STPP is a common food additive. I'm not sure about sodium percarbonate, though. But who knows, the food industry adds all sorts of bizarre things to processed foods.

For laundry purposes, though, I doubt even the most devout Hassidim would care if a detergent component was Kosher or not, as long as it's not on the list of the "unclean". Am I wrong?
 
They would look for kosher certification on any processed product brought into the home because, don't forget, dish cloths and towels are washed in the washer in which the various cleaning agents have been used. Cleaners for glass, floors and walls have to have kosher certification because the cleaning cloths will go into the same washer and some of the cleaners will be used on surfaces that will come into contact with food or dishes. It is a long chain with many links, none of which are unimportant if you are that devoted to your religion.
 
Correct me if I’m wrong here.  I’m basing this on what I’ve heard and read in the past. 

 

Since laundry soap is inedible, it shouldn’t be a problem for kashrut, even if it includes treif ingredients. However, for things like tablecloths and cloth napkins and dishtowels, the residual presence of soap made with treif animals is unacceptable to many people. Kosher detergent isn’t required, but for these people, it is apparently desirable.  This may have been more of an issue a few decades ago, when soap was routinely made with animal fat.  That’s not really the case any more. 

 

The concern about animal fat in soap led me to think that the coatings on the sodium percarbonate were the problem.  Those may or may not be made with animal products, and it really doesn’t matter.  But since some people want kosher detergent, it’s easy to give them what they want with a hechsher for the pure chemical—which is obviously kosher.

 

This question is really fascinating to me, and after spending way too much time looking up answers on line, I can’t say that there was a lot of information.
 
Well, I know that devout Hindus will not wear leather shoes or garments made from cattle skin, but do Muslims, similar in their dietary restrictions to Jews, require Halal laundry detergents?

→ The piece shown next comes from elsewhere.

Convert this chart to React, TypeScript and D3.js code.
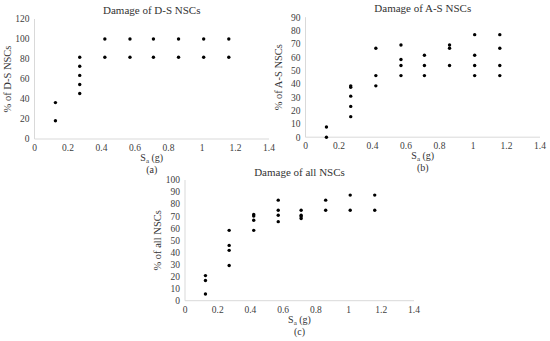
import { scaleLinear } from 'd3'

const saLevels = [0.125, 0.27, 0.42, 0.57, 0.71, 0.86, 1.01, 1.16]

const dsValues = [
  [18.2, 36.4],
  [45.5, 54.5, 63.6, 72.7, 81.8],
  [81.8, 100],
  [81.8, 100],
  [81.8, 100],
  [81.8, 100],
  [81.8, 100],
  [81.8, 100],
]

const asValues = [
  [0, 7.7],
  [15.4, 23.1, 30.8, 37.5, 38.5],
  [38.5, 46.2, 66.7],
  [46.2, 53.8, 58.3, 69.2],
  [46.2, 53.8, 61.5],
  [53.8, 66.7, 69.2],
  [46.2, 53.8, 61.5, 76.9],
  [46.2, 53.8, 66.7, 76.9],
]

const allValues = [
  [5.6, 16.7, 20.8],
  [29.2, 41.7, 45.8, 58.3],
  [58.3, 66.7, 70.2, 71.5],
  [65.5, 70.8, 75, 83.3],
  [68, 69.5, 70.8, 75],
  [75, 83.3],
  [75, 87.5],
  [75, 87.5],
]

const xTicks = [0, 0.2, 0.4, 0.6, 0.8, 1, 1.2, 1.4]
const dsTicks = [0, 20, 40, 60, 80, 100, 120]
const asTicks = [0, 10, 20, 30, 40, 50, 60, 70, 80, 90]
const allTicks = [0, 10, 20, 30, 40, 50, 60, 70, 80, 90, 100]

const font = "'Liberation Serif', 'DejaVu Serif', serif"
const axisColor = '#d9d9d9'
const labelColor = '#404040'

type PanelProps = {
  left: number
  right: number
  top: number
  bottom: number
  yTicks: number[]
  values: number[][]
  title: string
  yLabel: string
  caption: string
  titleY: number
}

function Panel({ left, right, top, bottom, yTicks, values, title, yLabel, caption, titleY }: PanelProps) {
  const xScale = scaleLinear().domain([0, 1.4]).range([left, right])
  const yScale = scaleLinear()
    .domain([0, yTicks[yTicks.length - 1]])
    .range([bottom, top])
  const midX = (left + right) / 2

  return (
    <g>
      <text x={midX} y={titleY} textAnchor="middle" fontSize={11} fill="#333">
        {title}
      </text>

      <line x1={left} y1={top} x2={left} y2={bottom} stroke={axisColor} />
      <line x1={left} y1={bottom} x2={right} y2={bottom} stroke={axisColor} />

      {yTicks.map((tick) => (
        <text
          key={`y-${tick}`}
          x={left - 5}
          y={yScale(tick)}
          dy="0.35em"
          textAnchor="end"
          fontSize={9.5}
          fill={labelColor}
        >
          {tick}
        </text>
      ))}

      {xTicks.map((tick) => (
        <text
          key={`x-${tick}`}
          x={xScale(tick)}
          y={bottom + 12}
          textAnchor="middle"
          fontSize={9.5}
          fill={labelColor}
        >
          {tick}
        </text>
      ))}

      {values.map((group, i) =>
        group.map((v, j) => (
          <circle
            key={`${i}-${j}`}
            cx={xScale(saLevels[i])}
            cy={yScale(v)}
            r={1.7}
            fill="#000"
          />
        )),
      )}

      <text x={midX} y={bottom + 22} textAnchor="middle" fontSize={10} fill="#333">
        S<tspan fontSize={7} dy={2}>a</tspan>
        <tspan dy={-2}> (g)</tspan>
      </text>
      <text x={midX} y={bottom + 34} textAnchor="middle" fontSize={10} fill="#333">
        {caption}
      </text>

      <text
        transform={`translate(${left - 24}, ${(top + bottom) / 2}) rotate(-90)`}
        textAnchor="middle"
        fontSize={10.5}
        fill="#333"
      >
        {yLabel}
      </text>
    </g>
  )
}

export default function App() {
  return (
    <svg
      width={550}
      height={341}
      viewBox="0 0 550 341"
      style={{ position: 'absolute', left: 0, top: 0, background: '#fff', fontFamily: font }}
    >
      <Panel
        left={34.5}
        right={269}
        top={19}
        bottom={139}
        yTicks={dsTicks}
        values={dsValues}
        title="Damage of D-S NSCs"
        yLabel="% of D-S NSCs"
        caption="(a)"
        titleY={14}
      />
      <Panel
        left={305.5}
        right={540}
        top={17.2}
        bottom={137.2}
        yTicks={asTicks}
        values={asValues}
        title="Damage of A-S NSCs"
        yLabel="% of A-S NSCs"
        caption="(b)"
        titleY={12}
      />
      <Panel
        left={185}
        right={414}
        top={180}
        bottom={300.7}
        yTicks={allTicks}
        values={allValues}
        title="Damage of all NSCs"
        yLabel="% of all NSCs"
        caption="(c)"
        titleY={176}
      />
    </svg>
  )
}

I confess to being a bit astonished at the lengths to which religious observance can go, but then in our our land, I understand that it was forbidden in the more religious communities to drag a chair across the floor on Sunday, because it would make imaginary furrows in the imaginary dirt floor, which was too similar to plowing a field which in turn would be the sin of working on a Sunday.

Some of these observances make scientific sense, of a sort, to me. For example, regarding swine as unclean and unfit for human consumption. This was probably in part due to the trichinosis they probably carried in more primitive days, which has a quite deleterious effect on human health if the meat is not cooked thoroughly (I understand modern pig farm sanitation has greatly reduced, although not eliminated, that problem).

Similarly, the near deification of cows means that the provider of milk for the family will not be slaughtered for food itself.

The rest I accept as matters of faith, and as such, cannot be proved or disproved.
 
So Tom and any others that want to chime in.. Do you not turn on anything electrical on the Sabbath incl flipping a light switch, rely on timer to do it.. in that doing so creates a spark. I see they have fridges with Sabbath mode.. if you don't have one of those do you avoid opening the fridge door because of the light turning on or it causing the compressor to start?

Somewhere in my reading up I saw something about how a wire would be strung around a neighborhood block and it had something to do with that allowing certain or all forbidden things on the Sabbath to be done?
 
The delineation of a neighborhood with a "string" or "wire" is called an Eruv, and within the area the strictures are relaxed somewhat on the Sabbath. The main difference I'm aware of (I lived within an eruv when I lived in Dunwoody, Georgia) was that the Jewish families could use baby strollers on Saturday. Don't have much more first-hand knowledge than that (am sure there are some similar established here in Oak Park/Southfield/West Bloomfield)...heaven knows they shifted the route of I-696 to accommodated an Orthodox neighborhood in Oak Park.